FMIC sees 2015 as another year of high-growth and low-inflation for the Philippines. Gross domestic product (GDP) is seen growing by 7 percent to 7.5 percent this year, better than the government’s latest estimate of 6-7 percent, while inflation is expected to soften to 2.7-3 percent.
Backed by such a benign macroeconomic backdrop, the Philippine Stock Exchange index (PSEi) is seen hitting a range between 8,300 and 8,500.
Corporate earnings are projected to grow by an average of 13 percent to 16 percent while investors are expected to accept an average valuation of 19 times earnings per share this year.

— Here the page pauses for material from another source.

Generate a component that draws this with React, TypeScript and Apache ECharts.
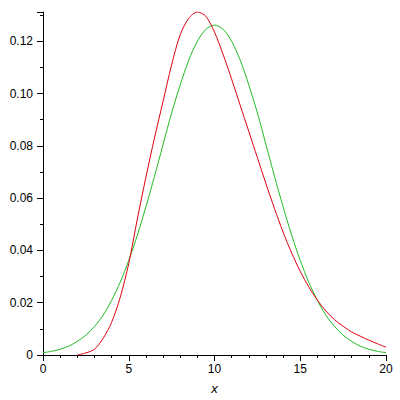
import React, { useEffect, useRef } from "react";
import * as echarts from "echarts";

const redX = [2, 2.5, 3, 3.5, 4, 4.5, 5, 5.5, 6, 6.5, 7, 7.5, 8, 8.5, 9, 9.5, 10, 10.5, 11, 11.5, 12, 12.5, 13, 13.5, 14, 14.5, 15, 15.5, 16, 16.5, 17, 17.5, 18, 18.5, 19, 19.5, 20];
const redY = [0, 0.0008, 0.0022, 0.0063, 0.0125, 0.022, 0.035, 0.052, 0.068, 0.083, 0.097, 0.111, 0.1225, 0.1288, 0.1312, 0.1295, 0.1235, 0.115, 0.1055, 0.0955, 0.0855, 0.0755, 0.0655, 0.056, 0.047, 0.039, 0.032, 0.026, 0.021, 0.0168, 0.0135, 0.011, 0.0088, 0.0072, 0.0057, 0.0043, 0.003];

const greenX = [0, 0.5, 1, 1.5, 2, 2.5, 3, 3.5, 4, 4.5, 5, 5.5, 6, 6.5, 7, 7.5, 8, 8.5, 9, 9.5, 10, 10.5, 11, 11.5, 12, 12.5, 13, 13.5, 14, 14.5, 15, 15.5, 16, 16.5, 17, 17.5, 18, 18.5, 19, 19.5, 20];
const greenY = [0.0009, 0.0014, 0.0022, 0.0034, 0.0052, 0.0076, 0.0109, 0.0152, 0.0209, 0.0278, 0.0362, 0.0458, 0.0567, 0.0683, 0.0805, 0.0926, 0.1033, 0.1128, 0.12, 0.1246, 0.1262, 0.1246, 0.12, 0.1128, 0.1033, 0.0926, 0.0805, 0.0683, 0.0567, 0.0458, 0.0362, 0.0278, 0.0209, 0.0152, 0.0109, 0.0076, 0.0052, 0.0034, 0.0022, 0.0014, 0.0009];

const yTickLabels: Record<string, string> = {
  "0": "0",
  "0.02": "0.02",
  "0.04": "0.04",
  "0.06": "0.06",
  "0.08": "0.08",
  "0.1": "0.10",
  "0.12": "0.12",
};

export default function App() {
  const ref = useRef<HTMLDivElement>(null);
  useEffect(() => {
    if (!ref.current) return;
    const chart = echarts.init(ref.current, undefined, { renderer: "svg" });
    const font = "'Liberation Sans', Arial, sans-serif";
    chart.setOption({
      animation: false,
      backgroundColor: "#ffffff",
      grid: { left: 43, right: 14, top: 12, bottom: 43, containLabel: false },
      xAxis: {
        type: "value",
        min: 0,
        max: 20,
        interval: 5,
        name: "x",
        nameLocation: "middle",
        nameGap: 27,
        nameTextStyle: { fontFamily: font, fontSize: 13, fontStyle: "italic", color: "#000" },
        axisLine: { onZero: false, lineStyle: { color: "#000", width: 1 } },
        axisTick: { length: 6, lineStyle: { color: "#000" } },
        minorTick: { show: true, splitNumber: 5, length: 3, lineStyle: { color: "#000" } },
        axisLabel: { fontFamily: font, fontSize: 12, color: "#000", margin: 8 },
        splitLine: { show: false },
      },
      yAxis: {
        type: "value",
        min: 0,
        max: 0.1312,
        interval: 0.02,
        axisLine: { show: true, onZero: false, lineStyle: { color: "#000", width: 1 } },
        axisTick: { show: true, length: 6, lineStyle: { color: "#000" } },
        minorTick: { show: true, splitNumber: 2, length: 3, lineStyle: { color: "#000" } },
        axisLabel: {
          fontFamily: font,
          fontSize: 12,
          color: "#000",
          margin: 10,
          showMaxLabel: false,
          formatter: (v: number) => {
            const k = String(Math.round(v * 100) / 100);
            return yTickLabels[k] ?? "";
          },
        },
        splitLine: { show: false },
      },
      series: [
        {
          type: "line",
          data: redX.map((x, i) => [x, redY[i]]),
          showSymbol: false,
          smooth: 0.3,
          lineStyle: { color: "#dd0010", width: 1 },
          z: 3,
        },
        {
          type: "line",
          data: greenX.map((x, i) => [x, greenY[i]]),
          showSymbol: false,
          smooth: 0.3,
          lineStyle: { color: "#22bb22", width: 1 },
          z: 2,
        },
      ],
    });
    return () => chart.dispose();
  }, []);
  return <div ref={ref} style={{ width: 400, height: 400, position: "absolute", left: 0, top: 0 }} />;
}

“Despite a lower than consensus (GDP) performance in 2014, the outlook for the Philippine economy in 2015 is very positive underpinned by the strong performance of the private sector and a recovery in government spending and public construction.
The country’s economic gains in recent years will be sustained but critical steps have to be undertaken to ensure that these economic gains will continue to benefit us in the long run,” FMIC president Roberto Juanchito Dispo said in a press briefing on Wednesday.
Apart from expectations of accelerated state spending on infrastructure and rehabilitation projects, higher GDP this year is seen to be supported by the resurgence of manufacturing as well as pre-election spending and strong domestic demand.
And even as private consumption continues to rise, FMIC sees bottlenecks in the supply of goods resulting from Manila’s truck ban to ease further, resulting in lower inflation.
The risks to the rosy outlook, Dispo said, would include global economic slowdown, sluggish growth in emerging markets, US interest rates hike and escalated geopolitical tensions in the Middle East.
Locally, the risks would include natural disasters, electricity crisis, continued anemic government spending alongside delayed infrastructure projects, he added.
Meanwhile, the US dollar is seen to further strengthen as a result of an improving US economy. The peso, which averaged P44.39 to a dollar in 2014, is estimated to depreciate to an average of P45-P47 to $1 in 2015.